● DIRECTIONS
Quote from the first line below through the line that contains "1.4137, 1.4923, 1.5708]", both included, and leave the pictures out.

● PROVIDED MATERIAL

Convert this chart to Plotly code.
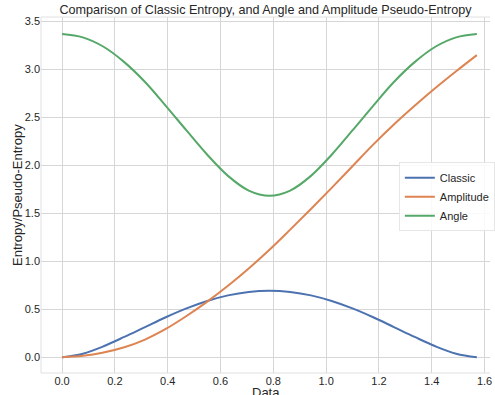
import plotly.graph_objects as go

# Sample positions along the data axis (0 .. pi/2, evenly spaced)
data_x = [0.0, 0.0785, 0.1571, 0.2356, 0.3142, 0.3927, 0.4712, 0.5498, 0.6283, 0.7069, 0.7854,
          0.8639, 0.9425, 1.0210, 1.0996, 1.1781, 1.2566, 1.3352, 1.4137, 1.4923, 1.5708]

classic = [0.0, 0.038, 0.115, 0.212, 0.315, 0.417, 0.509, 0.586, 0.645, 0.681, 0.693,
           0.681, 0.645, 0.586, 0.509, 0.417, 0.315, 0.212, 0.115, 0.038, 0.0]
amplitude = [0.0, 0.015, 0.05, 0.105, 0.185, 0.295, 0.43, 0.58, 0.745, 0.925, 1.12,
             1.33, 1.545, 1.765, 1.99, 2.215, 2.425, 2.62, 2.805, 2.98, 3.148]
angle = [3.368, 3.333, 3.235, 3.075, 2.868, 2.62, 2.363, 2.11, 1.89, 1.737, 1.683,
         1.737, 1.89, 2.11, 2.363, 2.62, 2.868, 3.075, 3.235, 3.333, 3.368]

x_ticks = [0.0, 0.2, 0.4, 0.6, 0.8, 1.0, 1.2, 1.4, 1.6]
y_ticks = [0.0, 0.5, 1.0, 1.5, 2.0, 2.5, 3.0, 3.5]

FONT = "Arial, 'Liberation Sans', sans-serif"
TEXT = "#262626"
GRID = "#d6d6d6"

fig = go.Figure()
for name, ys, color in [("Classic", classic, "#4c72b0"),
                        ("Amplitude", amplitude, "#dd8452"),
                        ("Angle", angle, "#55a868")]:
    fig.add_trace(go.Scatter(x=data_x, y=ys, mode="lines", name=name,
                             line=dict(color=color, width=2, shape="spline", smoothing=1.0)))

fig.update_layout(
    width=495, height=395,
    margin=dict(l=41, r=0, t=17, b=22),
    paper_bgcolor="white", plot_bgcolor="white",
    font=dict(family=FONT, color=TEXT, size=11),
    showlegend=True,
    legend=dict(x=0.797, y=0.592, xanchor="left", yanchor="top",
                bgcolor="rgba(255,255,255,0.85)", bordercolor="#e6e6e6", borderwidth=1,
                font=dict(size=11, color=TEXT), tracegroupgap=0, itemwidth=30),
    title=dict(text="Comparison of Classic Entropy, and Angle and Amplitude Pseudo-Entropy",
               x=0.5, xref="paper", xanchor="center", y=1.0, yref="container", yanchor="top",
               pad=dict(t=5), font=dict(size=12.6, color=TEXT)),
    xaxis=dict(range=[-0.0798, 1.6206], tickvals=x_ticks, ticktext=[f"{v:.1f}" for v in x_ticks],
               showgrid=True, gridcolor=GRID, gridwidth=1, zeroline=False, ticklabeloverflow="allow",
               showline=False, ticks="", ticklen=0, tickfont=dict(size=11, color=TEXT)),
    yaxis=dict(range=[-0.1635, 3.545], tickvals=y_ticks, ticktext=[f"{v:.1f}" for v in y_ticks],
               showgrid=True, gridcolor=GRID, gridwidth=1, zeroline=False,
               showline=False, ticks="", ticklen=0, tickfont=dict(size=11, color=TEXT)),
)

# Light frame on the left, top and bottom edges of the axes
for x0, y0, x1, y1 in [(0, 0, 0, 1), (0, 1, 1, 1), (0, 0, 1, 0)]:
    fig.add_shape(type="line", xref="paper", yref="paper", x0=x0, y0=y0, x1=x1, y1=y1,
                  line=dict(color="#e0e0e0", width=1))

fig.add_annotation(text="Data", xref="paper", yref="paper", x=0.5, y=-0.056,
                   xanchor="center", yanchor="middle", showarrow=False,
                   font=dict(size=13, color=TEXT, family=FONT))
fig.add_annotation(text="Entropy/Pseudo-Entropy", xref="paper", yref="paper", x=-0.0535, y=0.5,
                   xanchor="center", yanchor="middle", showarrow=False, textangle=-90,
                   font=dict(size=13, color=TEXT, family=FONT))

fig.write_html("out.html")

● RESPONSE TO THE EXERCISE
Convert this chart to Plotly code.
import plotly.graph_objects as go

# Sample positions along the data axis (0 .. pi/2, evenly spaced)
data_x = [0.0, 0.0785, 0.1571, 0.2356, 0.3142, 0.3927, 0.4712, 0.5498, 0.6283, 0.7069, 0.7854,
          0.8639, 0.9425, 1.0210, 1.0996, 1.1781, 1.2566, 1.3352, 1.4137, 1.4923, 1.5708]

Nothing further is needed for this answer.